WHAT IS REQUIRED | Repeat the lines of the data that follow, please, starting at the first and stopping after the one with "import plotly.graph_objects as go".

BEGIN DATA SECTION

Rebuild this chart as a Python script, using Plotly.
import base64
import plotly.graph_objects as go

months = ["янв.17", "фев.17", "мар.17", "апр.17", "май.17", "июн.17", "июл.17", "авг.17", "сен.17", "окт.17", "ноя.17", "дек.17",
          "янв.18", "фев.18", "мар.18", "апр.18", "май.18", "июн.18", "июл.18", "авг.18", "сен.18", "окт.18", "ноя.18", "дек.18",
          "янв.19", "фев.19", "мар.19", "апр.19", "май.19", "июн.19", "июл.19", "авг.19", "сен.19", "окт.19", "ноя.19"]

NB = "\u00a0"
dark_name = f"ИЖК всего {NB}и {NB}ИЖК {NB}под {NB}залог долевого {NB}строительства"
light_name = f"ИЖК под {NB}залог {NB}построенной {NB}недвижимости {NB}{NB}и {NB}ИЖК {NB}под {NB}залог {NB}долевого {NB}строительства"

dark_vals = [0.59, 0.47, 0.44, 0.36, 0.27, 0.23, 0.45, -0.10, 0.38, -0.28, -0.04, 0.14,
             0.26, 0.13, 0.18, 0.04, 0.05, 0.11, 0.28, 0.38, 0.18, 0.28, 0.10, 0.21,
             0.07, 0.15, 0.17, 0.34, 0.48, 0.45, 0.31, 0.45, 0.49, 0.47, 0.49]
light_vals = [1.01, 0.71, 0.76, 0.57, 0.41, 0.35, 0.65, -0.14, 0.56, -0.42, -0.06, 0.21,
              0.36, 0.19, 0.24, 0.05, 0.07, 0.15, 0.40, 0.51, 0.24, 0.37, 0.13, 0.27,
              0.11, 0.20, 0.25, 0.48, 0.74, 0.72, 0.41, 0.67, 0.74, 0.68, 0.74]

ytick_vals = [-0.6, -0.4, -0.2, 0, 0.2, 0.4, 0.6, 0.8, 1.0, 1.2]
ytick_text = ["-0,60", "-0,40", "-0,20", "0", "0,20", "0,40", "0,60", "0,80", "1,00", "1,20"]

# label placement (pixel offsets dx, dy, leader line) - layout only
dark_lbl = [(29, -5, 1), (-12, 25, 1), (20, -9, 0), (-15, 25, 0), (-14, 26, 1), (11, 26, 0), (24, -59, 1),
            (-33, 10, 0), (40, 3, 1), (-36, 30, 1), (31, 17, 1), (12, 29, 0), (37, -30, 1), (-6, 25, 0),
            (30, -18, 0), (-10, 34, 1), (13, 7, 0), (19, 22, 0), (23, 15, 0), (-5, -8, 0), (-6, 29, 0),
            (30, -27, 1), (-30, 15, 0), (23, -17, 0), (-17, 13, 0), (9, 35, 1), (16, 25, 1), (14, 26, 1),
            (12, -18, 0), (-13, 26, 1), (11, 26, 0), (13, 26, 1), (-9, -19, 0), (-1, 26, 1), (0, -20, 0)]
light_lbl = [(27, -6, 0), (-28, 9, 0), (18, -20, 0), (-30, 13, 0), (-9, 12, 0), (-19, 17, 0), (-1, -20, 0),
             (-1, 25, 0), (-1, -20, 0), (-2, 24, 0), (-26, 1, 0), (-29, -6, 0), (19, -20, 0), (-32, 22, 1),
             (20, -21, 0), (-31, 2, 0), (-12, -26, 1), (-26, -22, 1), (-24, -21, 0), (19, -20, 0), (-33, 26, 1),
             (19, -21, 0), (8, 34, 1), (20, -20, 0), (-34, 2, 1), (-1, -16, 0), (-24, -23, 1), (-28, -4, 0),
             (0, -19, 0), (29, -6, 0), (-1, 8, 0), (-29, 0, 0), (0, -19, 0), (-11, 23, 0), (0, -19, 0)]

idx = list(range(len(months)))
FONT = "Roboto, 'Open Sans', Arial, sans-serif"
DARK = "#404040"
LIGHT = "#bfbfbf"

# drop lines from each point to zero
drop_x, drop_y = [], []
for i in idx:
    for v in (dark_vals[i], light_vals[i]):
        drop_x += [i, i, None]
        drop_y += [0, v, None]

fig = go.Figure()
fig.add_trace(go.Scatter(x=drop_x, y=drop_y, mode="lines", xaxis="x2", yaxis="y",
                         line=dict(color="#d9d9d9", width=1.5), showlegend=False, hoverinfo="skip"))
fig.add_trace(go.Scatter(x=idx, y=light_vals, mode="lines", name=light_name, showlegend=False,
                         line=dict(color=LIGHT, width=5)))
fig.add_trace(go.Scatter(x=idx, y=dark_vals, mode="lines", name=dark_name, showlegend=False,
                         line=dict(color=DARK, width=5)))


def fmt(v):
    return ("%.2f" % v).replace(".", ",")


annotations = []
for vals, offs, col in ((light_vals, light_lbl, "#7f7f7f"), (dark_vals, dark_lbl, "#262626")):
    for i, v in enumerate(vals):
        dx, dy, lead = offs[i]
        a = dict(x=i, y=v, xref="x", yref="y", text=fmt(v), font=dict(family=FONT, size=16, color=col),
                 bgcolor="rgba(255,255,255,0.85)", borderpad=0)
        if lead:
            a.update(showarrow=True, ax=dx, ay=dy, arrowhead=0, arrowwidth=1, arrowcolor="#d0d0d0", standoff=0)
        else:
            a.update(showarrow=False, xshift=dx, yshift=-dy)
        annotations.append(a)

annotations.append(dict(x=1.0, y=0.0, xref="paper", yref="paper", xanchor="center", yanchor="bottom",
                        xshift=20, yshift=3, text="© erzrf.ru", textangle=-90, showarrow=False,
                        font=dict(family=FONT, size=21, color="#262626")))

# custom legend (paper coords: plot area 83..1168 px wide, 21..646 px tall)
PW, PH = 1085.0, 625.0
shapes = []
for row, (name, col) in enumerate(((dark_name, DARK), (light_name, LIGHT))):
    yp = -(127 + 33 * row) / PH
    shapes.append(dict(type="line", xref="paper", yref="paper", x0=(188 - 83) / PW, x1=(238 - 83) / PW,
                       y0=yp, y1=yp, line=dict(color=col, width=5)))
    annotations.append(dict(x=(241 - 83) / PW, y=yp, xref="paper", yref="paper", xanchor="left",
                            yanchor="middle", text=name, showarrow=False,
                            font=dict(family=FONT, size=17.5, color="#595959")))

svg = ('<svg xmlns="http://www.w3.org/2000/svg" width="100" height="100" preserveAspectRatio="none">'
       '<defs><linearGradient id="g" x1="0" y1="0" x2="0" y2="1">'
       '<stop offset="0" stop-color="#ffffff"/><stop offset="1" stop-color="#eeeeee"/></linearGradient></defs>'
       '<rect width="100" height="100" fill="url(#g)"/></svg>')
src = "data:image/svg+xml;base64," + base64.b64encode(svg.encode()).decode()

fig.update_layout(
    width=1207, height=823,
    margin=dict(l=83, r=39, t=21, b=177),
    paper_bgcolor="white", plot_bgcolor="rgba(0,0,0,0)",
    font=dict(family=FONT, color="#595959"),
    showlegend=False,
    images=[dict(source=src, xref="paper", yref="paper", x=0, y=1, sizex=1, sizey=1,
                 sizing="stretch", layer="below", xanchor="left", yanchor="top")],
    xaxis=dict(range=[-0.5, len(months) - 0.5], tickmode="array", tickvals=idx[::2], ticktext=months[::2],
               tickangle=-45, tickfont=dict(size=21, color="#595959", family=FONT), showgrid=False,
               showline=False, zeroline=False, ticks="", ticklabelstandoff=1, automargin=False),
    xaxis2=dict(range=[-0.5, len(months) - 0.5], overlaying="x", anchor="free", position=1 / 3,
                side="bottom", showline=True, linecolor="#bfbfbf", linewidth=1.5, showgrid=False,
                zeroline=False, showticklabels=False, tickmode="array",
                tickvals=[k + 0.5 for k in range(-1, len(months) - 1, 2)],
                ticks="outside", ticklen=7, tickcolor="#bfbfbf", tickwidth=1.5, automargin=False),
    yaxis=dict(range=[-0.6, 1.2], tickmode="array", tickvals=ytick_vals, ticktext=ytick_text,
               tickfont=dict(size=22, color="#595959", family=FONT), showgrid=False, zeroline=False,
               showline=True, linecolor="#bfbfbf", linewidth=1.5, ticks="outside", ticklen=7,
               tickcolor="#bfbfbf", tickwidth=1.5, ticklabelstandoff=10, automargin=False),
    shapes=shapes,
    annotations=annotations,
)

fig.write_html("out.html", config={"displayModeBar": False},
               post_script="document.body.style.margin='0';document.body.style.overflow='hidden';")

END DATA SECTION

RESULT BELOW |
Rebuild this chart as a Python script, using Plotly.
import base64
import plotly.graph_objects as go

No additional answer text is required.